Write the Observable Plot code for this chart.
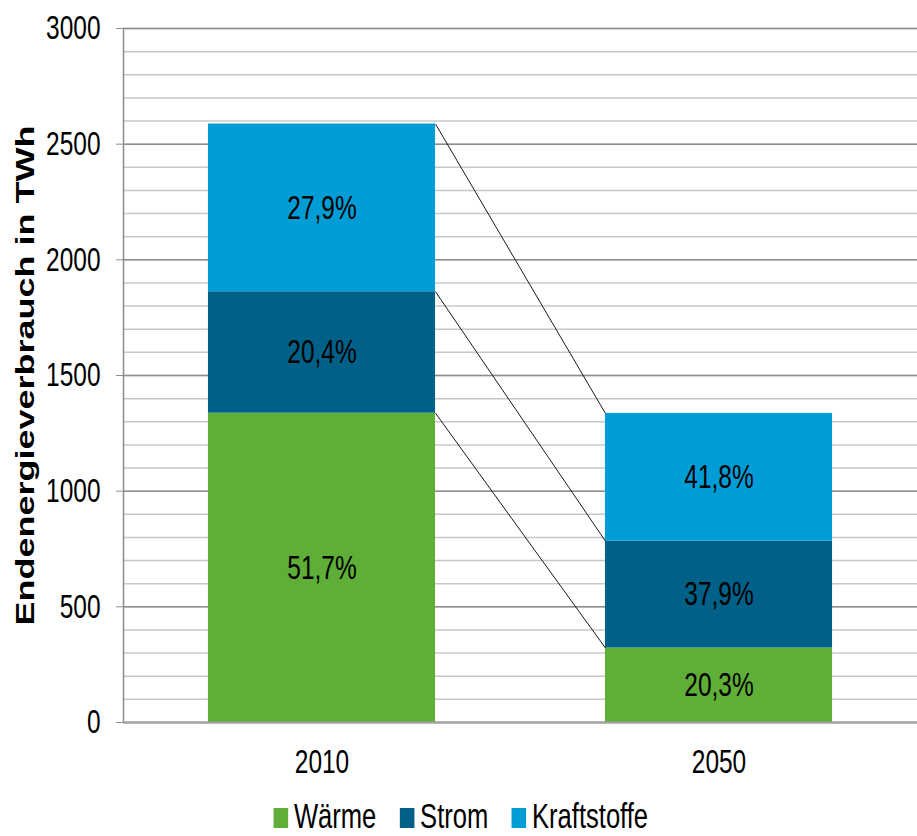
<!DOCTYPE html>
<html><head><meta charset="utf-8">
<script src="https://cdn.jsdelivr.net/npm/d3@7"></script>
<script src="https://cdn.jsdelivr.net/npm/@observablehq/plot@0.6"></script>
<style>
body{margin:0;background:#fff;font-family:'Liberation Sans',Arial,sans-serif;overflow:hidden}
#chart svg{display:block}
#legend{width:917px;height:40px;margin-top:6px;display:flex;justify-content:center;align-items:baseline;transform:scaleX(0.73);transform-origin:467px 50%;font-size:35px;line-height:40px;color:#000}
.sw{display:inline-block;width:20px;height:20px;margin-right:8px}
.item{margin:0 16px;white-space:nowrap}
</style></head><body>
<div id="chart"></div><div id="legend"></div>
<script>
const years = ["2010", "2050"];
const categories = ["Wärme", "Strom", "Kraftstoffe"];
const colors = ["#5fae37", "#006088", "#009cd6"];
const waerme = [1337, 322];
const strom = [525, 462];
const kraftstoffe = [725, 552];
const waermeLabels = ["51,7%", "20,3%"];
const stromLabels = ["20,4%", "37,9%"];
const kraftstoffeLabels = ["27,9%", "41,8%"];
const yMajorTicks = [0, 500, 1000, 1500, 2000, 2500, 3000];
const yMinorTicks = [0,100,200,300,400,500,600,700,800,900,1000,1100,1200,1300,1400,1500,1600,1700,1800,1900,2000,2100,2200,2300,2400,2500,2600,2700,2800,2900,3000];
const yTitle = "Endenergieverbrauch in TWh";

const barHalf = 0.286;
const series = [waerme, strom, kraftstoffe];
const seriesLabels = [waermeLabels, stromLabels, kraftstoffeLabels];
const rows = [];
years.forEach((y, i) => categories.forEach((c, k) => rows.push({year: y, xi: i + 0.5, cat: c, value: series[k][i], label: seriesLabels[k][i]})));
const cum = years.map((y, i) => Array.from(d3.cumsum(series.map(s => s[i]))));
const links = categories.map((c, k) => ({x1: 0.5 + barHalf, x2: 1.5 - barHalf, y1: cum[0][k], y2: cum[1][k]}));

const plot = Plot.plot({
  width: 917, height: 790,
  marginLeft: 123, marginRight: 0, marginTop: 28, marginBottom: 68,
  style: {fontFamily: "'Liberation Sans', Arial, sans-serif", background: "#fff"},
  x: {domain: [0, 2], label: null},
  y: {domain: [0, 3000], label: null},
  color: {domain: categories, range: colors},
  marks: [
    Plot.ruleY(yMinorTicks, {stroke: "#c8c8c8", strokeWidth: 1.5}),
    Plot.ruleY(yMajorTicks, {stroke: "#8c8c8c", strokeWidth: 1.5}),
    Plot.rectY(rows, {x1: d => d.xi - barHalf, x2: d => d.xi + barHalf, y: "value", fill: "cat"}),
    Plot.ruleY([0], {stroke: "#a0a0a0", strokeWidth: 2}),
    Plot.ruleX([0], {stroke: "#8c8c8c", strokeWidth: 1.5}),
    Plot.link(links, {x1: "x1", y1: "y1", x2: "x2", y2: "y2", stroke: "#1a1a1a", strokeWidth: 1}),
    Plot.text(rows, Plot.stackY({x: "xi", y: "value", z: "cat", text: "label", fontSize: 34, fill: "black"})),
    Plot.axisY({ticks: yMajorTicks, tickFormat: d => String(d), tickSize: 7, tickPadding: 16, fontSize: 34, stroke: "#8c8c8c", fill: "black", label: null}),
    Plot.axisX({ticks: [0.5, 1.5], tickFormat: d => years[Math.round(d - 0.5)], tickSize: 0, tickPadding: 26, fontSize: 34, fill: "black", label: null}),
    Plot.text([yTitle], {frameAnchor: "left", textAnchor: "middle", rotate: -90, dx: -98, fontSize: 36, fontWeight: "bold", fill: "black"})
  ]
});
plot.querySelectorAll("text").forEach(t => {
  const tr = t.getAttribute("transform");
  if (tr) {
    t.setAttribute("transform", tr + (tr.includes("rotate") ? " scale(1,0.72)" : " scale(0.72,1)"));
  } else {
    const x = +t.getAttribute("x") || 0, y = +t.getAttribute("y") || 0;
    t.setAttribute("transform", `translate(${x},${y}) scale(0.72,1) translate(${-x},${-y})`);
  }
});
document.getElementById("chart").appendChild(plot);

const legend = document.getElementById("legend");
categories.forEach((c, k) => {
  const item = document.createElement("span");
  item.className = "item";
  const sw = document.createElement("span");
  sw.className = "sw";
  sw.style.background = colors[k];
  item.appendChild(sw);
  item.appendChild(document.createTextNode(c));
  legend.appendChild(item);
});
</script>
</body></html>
...
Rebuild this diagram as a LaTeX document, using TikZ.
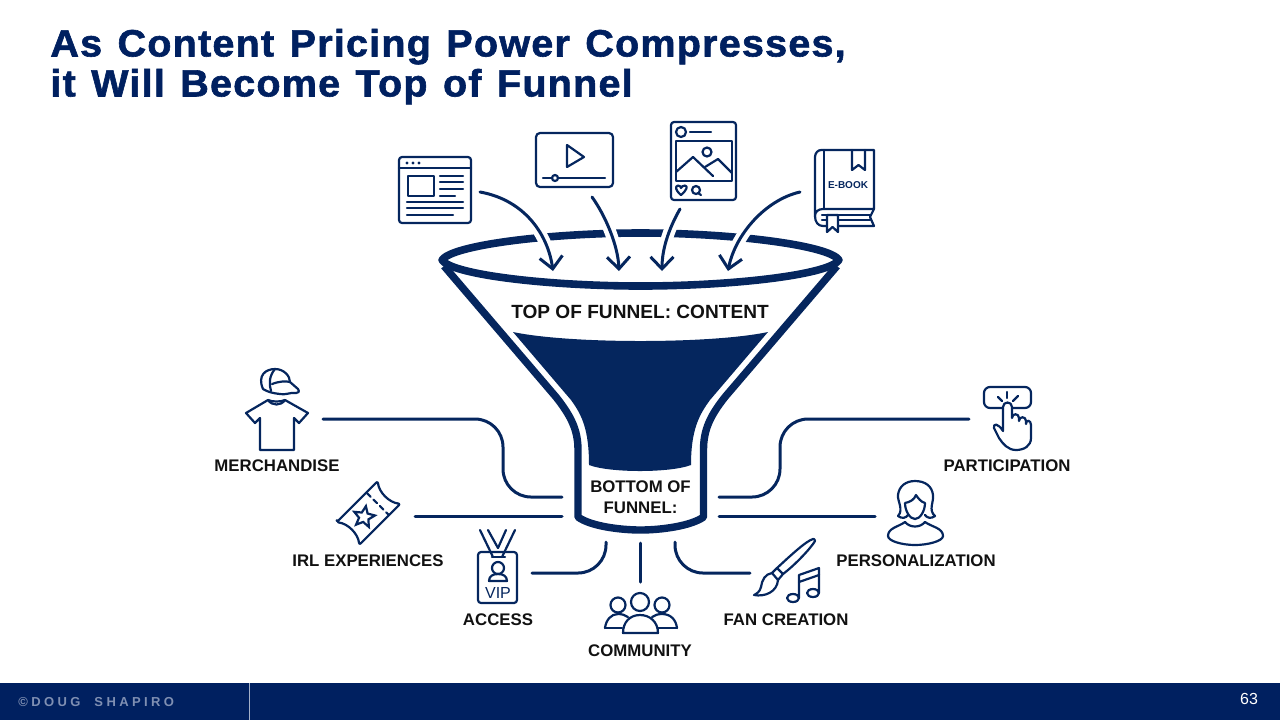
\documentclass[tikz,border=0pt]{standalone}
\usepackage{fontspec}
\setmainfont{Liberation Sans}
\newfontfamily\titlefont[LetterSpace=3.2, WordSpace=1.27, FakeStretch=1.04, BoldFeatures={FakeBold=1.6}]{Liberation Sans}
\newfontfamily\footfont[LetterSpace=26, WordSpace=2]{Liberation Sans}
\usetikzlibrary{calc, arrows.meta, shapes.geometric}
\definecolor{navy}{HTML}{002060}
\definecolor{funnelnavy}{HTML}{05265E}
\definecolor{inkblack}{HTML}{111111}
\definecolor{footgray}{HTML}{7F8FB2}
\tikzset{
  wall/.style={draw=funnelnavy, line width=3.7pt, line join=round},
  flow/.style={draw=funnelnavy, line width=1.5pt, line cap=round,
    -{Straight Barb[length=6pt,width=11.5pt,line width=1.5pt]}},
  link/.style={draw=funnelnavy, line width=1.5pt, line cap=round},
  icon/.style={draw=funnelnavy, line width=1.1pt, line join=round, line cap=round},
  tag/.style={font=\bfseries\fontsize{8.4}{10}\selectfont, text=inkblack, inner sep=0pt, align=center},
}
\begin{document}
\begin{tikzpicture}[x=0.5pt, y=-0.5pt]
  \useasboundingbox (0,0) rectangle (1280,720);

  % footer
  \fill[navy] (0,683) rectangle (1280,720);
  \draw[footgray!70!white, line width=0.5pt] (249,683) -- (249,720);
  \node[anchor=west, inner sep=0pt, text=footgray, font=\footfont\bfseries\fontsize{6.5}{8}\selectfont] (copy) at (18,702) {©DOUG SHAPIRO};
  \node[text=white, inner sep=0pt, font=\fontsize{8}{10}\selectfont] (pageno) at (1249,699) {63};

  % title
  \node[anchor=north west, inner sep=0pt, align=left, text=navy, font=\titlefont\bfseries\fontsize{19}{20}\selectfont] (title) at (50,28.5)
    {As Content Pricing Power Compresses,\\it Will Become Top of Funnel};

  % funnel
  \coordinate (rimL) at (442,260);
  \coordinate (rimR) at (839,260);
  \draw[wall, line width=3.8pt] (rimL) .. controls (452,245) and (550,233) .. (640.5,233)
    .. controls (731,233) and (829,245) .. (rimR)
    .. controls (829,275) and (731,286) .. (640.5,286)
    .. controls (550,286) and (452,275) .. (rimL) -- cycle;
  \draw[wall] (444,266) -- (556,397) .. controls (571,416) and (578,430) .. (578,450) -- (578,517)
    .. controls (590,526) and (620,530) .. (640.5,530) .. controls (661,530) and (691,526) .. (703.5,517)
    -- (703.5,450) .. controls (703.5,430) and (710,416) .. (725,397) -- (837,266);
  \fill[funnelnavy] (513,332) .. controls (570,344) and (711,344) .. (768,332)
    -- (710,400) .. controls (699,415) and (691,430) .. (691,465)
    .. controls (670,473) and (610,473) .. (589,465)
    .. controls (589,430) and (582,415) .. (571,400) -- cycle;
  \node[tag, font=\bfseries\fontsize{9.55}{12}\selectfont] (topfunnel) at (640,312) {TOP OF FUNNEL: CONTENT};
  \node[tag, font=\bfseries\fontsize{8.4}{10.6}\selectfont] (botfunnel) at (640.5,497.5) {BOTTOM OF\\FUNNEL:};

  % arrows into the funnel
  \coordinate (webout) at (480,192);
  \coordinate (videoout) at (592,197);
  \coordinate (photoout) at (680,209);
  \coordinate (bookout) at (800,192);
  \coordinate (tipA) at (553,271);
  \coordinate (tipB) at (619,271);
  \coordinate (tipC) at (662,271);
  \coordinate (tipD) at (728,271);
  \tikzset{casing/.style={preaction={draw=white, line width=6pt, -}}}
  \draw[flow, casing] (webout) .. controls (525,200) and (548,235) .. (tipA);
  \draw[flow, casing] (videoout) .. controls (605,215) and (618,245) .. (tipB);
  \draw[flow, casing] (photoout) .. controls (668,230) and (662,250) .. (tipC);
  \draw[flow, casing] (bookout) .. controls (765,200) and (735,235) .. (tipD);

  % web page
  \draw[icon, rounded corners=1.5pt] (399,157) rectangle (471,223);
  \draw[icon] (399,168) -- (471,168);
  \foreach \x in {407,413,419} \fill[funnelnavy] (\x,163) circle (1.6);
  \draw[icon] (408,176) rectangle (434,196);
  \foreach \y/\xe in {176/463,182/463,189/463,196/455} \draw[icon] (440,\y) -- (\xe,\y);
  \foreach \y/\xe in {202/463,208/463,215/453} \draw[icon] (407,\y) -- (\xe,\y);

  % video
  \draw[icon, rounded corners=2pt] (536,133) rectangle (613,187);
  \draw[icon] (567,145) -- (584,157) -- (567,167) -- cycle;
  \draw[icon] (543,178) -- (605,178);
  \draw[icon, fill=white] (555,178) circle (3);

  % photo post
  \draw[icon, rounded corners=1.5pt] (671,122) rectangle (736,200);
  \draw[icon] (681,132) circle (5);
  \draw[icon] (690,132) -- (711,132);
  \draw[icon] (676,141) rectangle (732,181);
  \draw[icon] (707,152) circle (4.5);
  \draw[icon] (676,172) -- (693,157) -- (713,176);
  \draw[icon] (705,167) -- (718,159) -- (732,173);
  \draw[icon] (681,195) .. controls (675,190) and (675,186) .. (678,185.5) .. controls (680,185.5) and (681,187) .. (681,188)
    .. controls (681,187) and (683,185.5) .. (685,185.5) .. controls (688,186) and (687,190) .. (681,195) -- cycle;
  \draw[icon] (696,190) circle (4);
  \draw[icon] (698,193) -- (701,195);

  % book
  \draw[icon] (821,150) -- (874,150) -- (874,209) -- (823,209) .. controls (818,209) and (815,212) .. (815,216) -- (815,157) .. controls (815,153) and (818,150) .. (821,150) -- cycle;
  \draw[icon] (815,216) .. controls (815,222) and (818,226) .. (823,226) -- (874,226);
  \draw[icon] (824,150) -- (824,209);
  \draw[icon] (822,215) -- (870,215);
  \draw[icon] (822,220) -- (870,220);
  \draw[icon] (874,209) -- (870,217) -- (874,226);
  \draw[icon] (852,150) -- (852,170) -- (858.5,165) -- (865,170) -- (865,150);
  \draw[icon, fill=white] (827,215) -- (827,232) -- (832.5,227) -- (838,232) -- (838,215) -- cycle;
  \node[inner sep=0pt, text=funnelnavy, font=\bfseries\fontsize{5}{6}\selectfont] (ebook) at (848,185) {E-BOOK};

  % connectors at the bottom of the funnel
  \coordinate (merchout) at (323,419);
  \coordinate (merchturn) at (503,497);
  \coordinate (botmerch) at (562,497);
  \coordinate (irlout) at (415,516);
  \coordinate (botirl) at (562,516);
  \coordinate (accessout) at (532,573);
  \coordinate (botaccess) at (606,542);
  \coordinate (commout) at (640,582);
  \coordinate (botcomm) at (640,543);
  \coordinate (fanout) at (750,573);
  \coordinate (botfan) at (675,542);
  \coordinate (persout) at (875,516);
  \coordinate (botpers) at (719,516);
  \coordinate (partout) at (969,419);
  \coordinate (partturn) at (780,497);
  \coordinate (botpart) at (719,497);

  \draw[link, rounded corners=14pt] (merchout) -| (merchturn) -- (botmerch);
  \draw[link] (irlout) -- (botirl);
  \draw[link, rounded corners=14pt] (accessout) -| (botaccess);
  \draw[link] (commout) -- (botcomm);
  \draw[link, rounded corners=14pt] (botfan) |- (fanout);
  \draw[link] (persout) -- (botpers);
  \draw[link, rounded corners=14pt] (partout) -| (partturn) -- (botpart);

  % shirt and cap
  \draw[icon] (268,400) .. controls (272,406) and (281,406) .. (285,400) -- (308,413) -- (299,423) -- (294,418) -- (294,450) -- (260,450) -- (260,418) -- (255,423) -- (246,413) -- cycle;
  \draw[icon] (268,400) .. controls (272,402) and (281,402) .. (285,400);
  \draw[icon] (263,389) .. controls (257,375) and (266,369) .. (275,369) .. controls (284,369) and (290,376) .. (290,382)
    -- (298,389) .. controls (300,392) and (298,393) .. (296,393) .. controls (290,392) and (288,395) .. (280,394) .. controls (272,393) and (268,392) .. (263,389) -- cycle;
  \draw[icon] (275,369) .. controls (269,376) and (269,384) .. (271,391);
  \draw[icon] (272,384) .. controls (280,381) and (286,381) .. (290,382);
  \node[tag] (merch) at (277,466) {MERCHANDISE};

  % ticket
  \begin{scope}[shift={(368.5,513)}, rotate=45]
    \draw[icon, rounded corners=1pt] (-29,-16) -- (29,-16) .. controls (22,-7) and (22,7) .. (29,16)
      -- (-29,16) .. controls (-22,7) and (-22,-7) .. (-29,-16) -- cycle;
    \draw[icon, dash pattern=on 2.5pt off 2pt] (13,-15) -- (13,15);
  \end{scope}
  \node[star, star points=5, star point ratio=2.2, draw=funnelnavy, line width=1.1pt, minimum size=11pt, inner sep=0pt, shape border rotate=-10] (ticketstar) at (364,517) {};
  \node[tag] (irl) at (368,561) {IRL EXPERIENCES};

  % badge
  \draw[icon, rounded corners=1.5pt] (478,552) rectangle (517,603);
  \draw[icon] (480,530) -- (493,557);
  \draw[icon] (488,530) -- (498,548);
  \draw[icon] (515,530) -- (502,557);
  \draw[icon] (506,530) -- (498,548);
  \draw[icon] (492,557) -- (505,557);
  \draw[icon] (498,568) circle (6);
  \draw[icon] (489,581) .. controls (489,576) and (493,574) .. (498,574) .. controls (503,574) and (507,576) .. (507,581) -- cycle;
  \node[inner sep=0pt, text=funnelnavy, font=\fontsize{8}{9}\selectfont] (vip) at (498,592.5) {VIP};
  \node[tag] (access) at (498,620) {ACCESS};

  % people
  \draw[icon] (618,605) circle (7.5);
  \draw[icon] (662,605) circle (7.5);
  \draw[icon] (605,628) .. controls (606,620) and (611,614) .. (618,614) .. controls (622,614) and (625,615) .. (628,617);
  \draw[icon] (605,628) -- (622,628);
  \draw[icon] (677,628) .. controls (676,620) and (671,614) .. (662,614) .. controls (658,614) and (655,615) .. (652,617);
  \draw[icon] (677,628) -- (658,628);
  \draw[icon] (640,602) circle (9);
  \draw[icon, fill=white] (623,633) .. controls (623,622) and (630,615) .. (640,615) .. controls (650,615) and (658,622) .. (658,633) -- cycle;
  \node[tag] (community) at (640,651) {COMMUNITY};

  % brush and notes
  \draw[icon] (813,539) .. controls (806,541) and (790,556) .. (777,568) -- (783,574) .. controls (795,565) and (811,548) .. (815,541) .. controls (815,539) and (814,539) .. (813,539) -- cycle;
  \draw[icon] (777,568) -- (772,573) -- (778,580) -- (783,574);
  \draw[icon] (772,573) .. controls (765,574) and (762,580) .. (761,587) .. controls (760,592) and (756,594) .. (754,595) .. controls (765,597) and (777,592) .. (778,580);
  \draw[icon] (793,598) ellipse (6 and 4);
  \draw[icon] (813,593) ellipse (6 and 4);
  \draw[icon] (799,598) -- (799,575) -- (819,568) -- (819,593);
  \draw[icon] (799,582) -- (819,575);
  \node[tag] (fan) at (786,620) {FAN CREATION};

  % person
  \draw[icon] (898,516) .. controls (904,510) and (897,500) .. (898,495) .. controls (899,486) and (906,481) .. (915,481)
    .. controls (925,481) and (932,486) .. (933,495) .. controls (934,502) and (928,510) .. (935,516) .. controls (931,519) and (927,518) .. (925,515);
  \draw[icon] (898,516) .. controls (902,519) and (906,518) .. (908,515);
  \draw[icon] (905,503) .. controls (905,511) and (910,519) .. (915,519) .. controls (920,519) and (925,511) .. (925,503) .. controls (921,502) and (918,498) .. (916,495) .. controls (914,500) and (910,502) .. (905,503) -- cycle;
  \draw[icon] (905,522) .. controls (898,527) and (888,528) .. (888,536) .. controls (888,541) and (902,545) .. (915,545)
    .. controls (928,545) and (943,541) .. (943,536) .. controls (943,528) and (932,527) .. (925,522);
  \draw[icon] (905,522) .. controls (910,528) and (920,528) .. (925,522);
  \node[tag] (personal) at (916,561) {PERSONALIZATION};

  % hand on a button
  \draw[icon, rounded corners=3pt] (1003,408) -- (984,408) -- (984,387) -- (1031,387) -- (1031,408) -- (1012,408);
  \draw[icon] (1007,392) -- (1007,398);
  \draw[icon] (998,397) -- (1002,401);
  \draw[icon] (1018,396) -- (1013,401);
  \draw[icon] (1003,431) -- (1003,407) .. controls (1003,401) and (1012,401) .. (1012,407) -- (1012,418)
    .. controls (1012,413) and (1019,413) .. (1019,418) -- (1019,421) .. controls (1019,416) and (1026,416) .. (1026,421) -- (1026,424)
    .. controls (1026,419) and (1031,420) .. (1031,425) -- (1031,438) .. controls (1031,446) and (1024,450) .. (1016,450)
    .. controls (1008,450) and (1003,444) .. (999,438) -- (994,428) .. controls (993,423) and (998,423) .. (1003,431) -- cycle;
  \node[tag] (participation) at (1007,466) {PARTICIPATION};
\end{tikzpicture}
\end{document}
==
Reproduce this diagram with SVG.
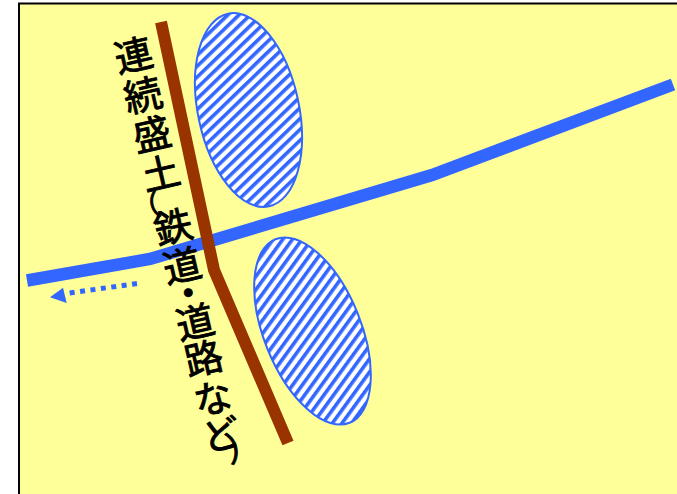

Stated exercise:
Using the entries above, write out exactly the lines from the one with "Rebuild this diagram" through the one with "Content Pricing Power", ends included. Leave out any pictures.

Completed task:
Rebuild this diagram as a LaTeX document, using TikZ.
\documentclass[tikz,border=0pt]{standalone}
\usepackage{fontspec}
\setmainfont{Liberation Sans}
\newfontfamily\titlefont[LetterSpace=3.2, WordSpace=1.27, FakeStretch=1.04, BoldFeatures={FakeBold=1.6}]{Liberation Sans}
\newfontfamily\footfont[LetterSpace=26, WordSpace=2]{Liberation Sans}
\usetikzlibrary{calc, arrows.meta, shapes.geometric}
\definecolor{navy}{HTML}{002060}
\definecolor{funnelnavy}{HTML}{05265E}
\definecolor{inkblack}{HTML}{111111}
\definecolor{footgray}{HTML}{7F8FB2}
\tikzset{
  wall/.style={draw=funnelnavy, line width=3.7pt, line join=round},
  flow/.style={draw=funnelnavy, line width=1.5pt, line cap=round,
    -{Straight Barb[length=6pt,width=11.5pt,line width=1.5pt]}},
  link/.style={draw=funnelnavy, line width=1.5pt, line cap=round},
  icon/.style={draw=funnelnavy, line width=1.1pt, line join=round, line cap=round},
  tag/.style={font=\bfseries\fontsize{8.4}{10}\selectfont, text=inkblack, inner sep=0pt, align=center},
}
\begin{document}
\begin{tikzpicture}[x=0.5pt, y=-0.5pt]
  \useasboundingbox (0,0) rectangle (1280,720);

  % footer
  \fill[navy] (0,683) rectangle (1280,720);
  \draw[footgray!70!white, line width=0.5pt] (249,683) -- (249,720);
  \node[anchor=west, inner sep=0pt, text=footgray, font=\footfont\bfseries\fontsize{6.5}{8}\selectfont] (copy) at (18,702) {©DOUG SHAPIRO};
  \node[text=white, inner sep=0pt, font=\fontsize{8}{10}\selectfont] (pageno) at (1249,699) {63};

  % title
  \node[anchor=north west, inner sep=0pt, align=left, text=navy, font=\titlefont\bfseries\fontsize{19}{20}\selectfont] (title) at (50,28.5)
    {As Content Pricing Power Compresses,\\it Will Become Top of Funnel};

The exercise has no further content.